Work-Efficient Query Evaluation with PRAMs
Jens Keppeler, Thomas Schwentick, Christopher Spinrath
TL;DR
This work investigates work-efficient constant-time parallel query evaluation on CRCW PRAMs, addressing the fundamental challenge that although relational algebra can be evaluated in constant time, output representation and deduplication can incur large work costs. The authors develop a framework combining approximate prefix sums, approximate compaction, and padded sorting to enable weakly work-efficient constant-time algorithms across several settings. They prove strong results for dictionary-based representations: acyclic join queries and free-connex acyclic joins achieve near worst-case-optimal work bounds, while semijoin algebra queries admit work-optimal evaluation, and joins can reach worst-case-lean bounds in a constant-time regime. They further extend the results to ordered and general settings via reductions to the dictionary setting, and outline several open questions, including dynamic maintenance and potential PANDA-driven improvements, highlighting the practical significance of work-efficient constant-time parallel query processing.
Abstract
The article studies query evaluation in parallel constant time in the CRCW PRAM model.

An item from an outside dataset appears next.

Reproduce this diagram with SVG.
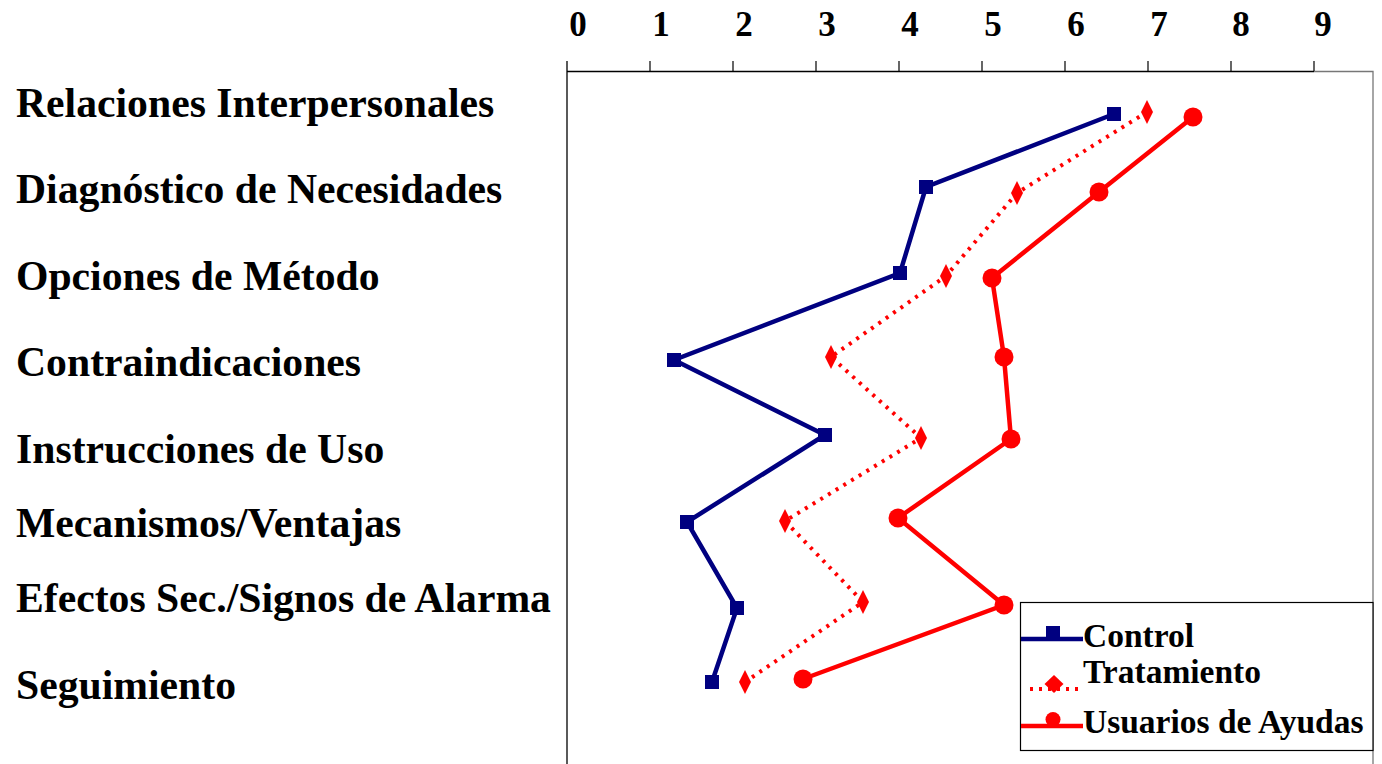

While it is well-known that all relational algebra queries can be evaluated in constant time on an appropriate CRCW PRAM model, this article is interested in the efficiency of evaluation algorithms, that is, in the number of processors or, asymptotically equivalent, in the work. Naive evaluation in the parallel setting results in huge (polynomial) bounds on the work of such algorithms and in presentations of the result sets that can be extremely scattered in memory. The article discusses some obstacles for constant-time PRAM query evaluation. It presents algorithms for relational operators and explores three settings, in which efficient sequential query evaluation algorithms exist: acyclic queries, semijoin algebra queries, and join queries -- the latter in the worst-case optimal framework. Under mild assumptions -- that data values are numbers of polynomial size in the size of the database or that the relations of the database are suitably sorted -- constant-time algorithms are presented that are weakly work-efficient in the sense that work $\mathcal{O}(T^{1+\varepsilon})$ can be achieved, for every $\varepsilon>0$, compared to the time $T$ of an optimal sequential algorithm. Important tools are the algorithms for approximate prefix sums and compaction from Goldberg and Zwick (1995).